May 06, 2014
Ali Abdullatif Ahmida, Ph.D., professor and chair in the Department of Political Science, is the author of a new book, The Libya We do Not Know: History, Culture and Civil Society, published in Arabic by Dar al-Hilal Press in Cairo Egypt, and the Libyan Ministry of Culture.
The book introduces Libya from the perspective of subaltern, ordinary people, examining their social and cultural history, and it provides a critique of the contemporary scholarship and media fixation on Qadhdhafi, oil, and terrorism.
The book is divided into five sections: method and post colonialism; social history and state formation; identity and culture; the rise and collapse of the dictatorship; and the challenges of post revolution, such as arms, security, state building, and truth and national reconciliation.
The Libya We do Not Know has been reviewed and discussed in Egyptian and Libyan media such as al-Qahira, Libya al-Mustaqbal.
Ahmida was born in Waddan, Libya, and educated at Cairo University in Egypt and at the University of Washington, Seattle. His areas of expertise are political theory, comparative politics, and historical sociology. His scholarship focuses on power, agency and anti-colonial resistance in North Africa, especially in modern Libya.
He has published major articles in Italian Studies, International Journal of Middle East Studies, Arab Future, Third World Quarterly and the Arab Journal of International Studies.
Ahmida is the author of several books, including: The Making of Modern Libya: State Formation, Colonialization and Resistance (SUNY Press 1994, 2009); Forgotten Voices: Power and Agency in Colonial and Postcolonial Libya (Routledge Press, 2005); and Post-Orientalism: Critical Reviews of North African Social and Cultural History (The Center of Arab Unity Studies, Beirut, 2009).
He also served as the editor of Beyond Colonialism and Nationalism in the Maghrib: History, Culture and Politics (Palgrave Press, 2000), and Bridges Across the Sahara (Cambridge Scholars Press, 2009).
Ahmida has lectured in a variety of U.S., Canadian, European, Middle Eastern and African universities and colleges.

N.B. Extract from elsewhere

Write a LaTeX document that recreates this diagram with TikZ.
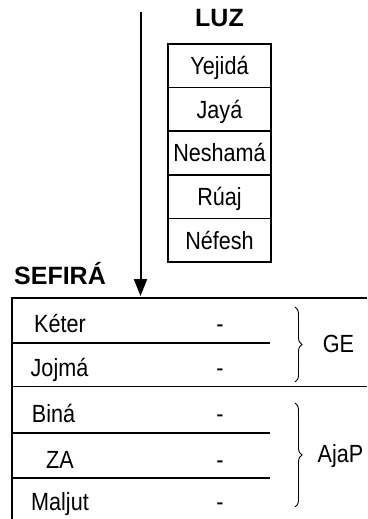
\documentclass[tikz,border=0pt]{standalone}
\usepackage{fontspec}
\setmainfont{Liberation Sans}
\usetikzlibrary{arrows.meta,decorations.pathreplacing}
\newcommand\vstr[1]{\scalebox{1}[1.15]{#1}}
\begin{document}
\begin{tikzpicture}[x=1pt,y=-1pt,
  lw/.style={line width=1.6pt},
  txt/.style={font=\fontsize{21.6}{25}\selectfont, text height=17.8pt, text depth=0pt, inner sep=0pt, outer sep=0pt},
  cell/.style={txt, draw, lw, minimum width=103pt, minimum height=43.6pt},
  hdr/.style={font=\fontsize{25}{29}\selectfont\bfseries, text height=17.9pt, text depth=0pt, inner sep=0pt},
  brc/.style={decorate, decoration={brace, amplitude=7pt}, line width=0.9pt}]
\useasboundingbox (0,0) rectangle (367,519);
% LUZ column
\node[hdr] (luz) at (219.5,17.5) {LUZ};
\node[cell] (c1) at (219.5,65.8) {\vstr{Yejidá}};
\node[cell] (c2) at (219.5,109.4) {\vstr{Jayá}};
\node[cell] (c3) at (219.5,153) {\vstr{Neshamá}};
\node[cell] (c4) at (219.5,196.6) {\vstr{Rúaj}};
\node[cell] (c5) at (219.5,240.2) {\vstr{Néfesh}};
% arrow
\coordinate (atop) at (140.5,12);
\coordinate (abot) at (140.5,296);
\draw[line width=2pt, -{Triangle[length=17pt,width=13pt]}] (atop) -- (abot);
% SEFIRA table
\node[hdr] (sef) at (60,275.5) {SEFIRÁ};
\coordinate (tl) at (12,298);
\coordinate (tr) at (367,298);
\coordinate (bl) at (12,519);
\coordinate (m1l) at (12,343);  \coordinate (m1r) at (270,343);
\coordinate (m2l) at (12,386.5);\coordinate (m2r) at (367,386.5);
\coordinate (m3l) at (12,433);  \coordinate (m3r) at (270,433);
\coordinate (m4l) at (12,478);  \coordinate (m4r) at (270,478);
\draw[lw] (tr) -- (tl) -- (bl);
\draw[lw] (m1l) -- (m1r);
\draw[lw] (m2l) -- (m2r);
\draw[lw] (m3l) -- (m3r);
\draw[lw] (m4l) -- (m4r);
% row texts
\node[txt] (keter) at (60,324) {\vstr{Kéter}};
\node[txt] (jojma) at (59.5,368) {\vstr{Jojmá}};
\node[txt] (bina) at (53.5,414) {\vstr{Biná}};
\node[txt] (za) at (60,460) {\vstr{ZA}};
\node[txt] (maljut) at (60,502) {\vstr{Maljut}};
\node[txt] (d1) at (220,324) {\vstr{-}};
\node[txt] (d2) at (220,368) {\vstr{-}};
\node[txt] (d3) at (220,414) {\vstr{-}};
\node[txt] (d4) at (220,460) {\vstr{-}};
\node[txt] (d5) at (220,502) {\vstr{-}};
% braces
\coordinate (b1t) at (295,307); \coordinate (b1b) at (295,382);
\coordinate (b2t) at (295,403); \coordinate (b2b) at (295,507);
\draw[brc] (b1t) -- (b1b);
\draw[brc] (b2t) -- (b2b);
\node[txt] (ge) at (338.5,344) {\vstr{GE}};
\node[txt] (ajap) at (340.5,454) {\vstr{AjaP}};
\end{tikzpicture}
\end{document}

He has contributed several book reviews, articles and chapters to books on the African state, identity and alienation, and class and state formation in modern Libya.
He has received many academic grants and awards such as the Social Science Research Council national grant award, the Philip Shehade New Writer’s Award in 1994, and the Kenneally Cup for distinguished academic service of the year at University of New England in 2003. In May 2010, he was awarded the Ludcke Chair of Liberal Arts and Sciences for 2010-11 for excellence in teaching and scholarship at the University of New England.
Ahmida is fluent in Arabic, English and reads Italian and French.